Spain’s banking association has said it will halt evictions of indebted home owners in extreme need for the next two years.
Monday’s decision to freeze mortgage-related evictions came after reports of a second suicide in 15 days by indebted homeowners facing expulsion in Spain surfaced.
The deaths shocked a country already weary of tough austerity measures in the midst of recession and record unemployment, and the news sent thousands into the streets in anti-bank protests.
The freeze, which will be observed by Spain’s largest banks, is aimed at taking the heat out of an increasingly dramatic trend affecting thousands of people caught in the economic crisis.
The banks had agreed “for humanitarian reasons and within a framework of social responsibility, to halt reposessions during the next two years in those cases that involve extreme need,” it said in a statement.
The decision was hammered out after a “deep and intense debate among associated banks so as to relieve the situation of helplessness of many people caused by the economic crisis.”
Spain’s association of savings banks, CECA, issued a separate statement saying it, too, had agreed to suspend evictions of the “most vulnerable” until new regulations are announced.
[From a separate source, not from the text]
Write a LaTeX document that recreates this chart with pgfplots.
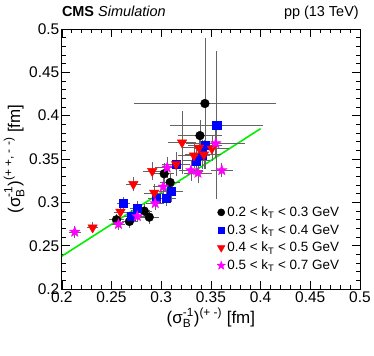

Conservative government officials will meet on Monday with leading Socialist opposition party members to discuss new regulations governing evictions.
The talks took on greater urgency after the suicide of a second person about to suffer eviction on Friday.
In Spain, home owners unable to make mortgage payments may be evicted but still remain liable to repay whatever value is left on the mortgage after the repossession.
More than 350,000 people have lost their homes in this way over the past four years.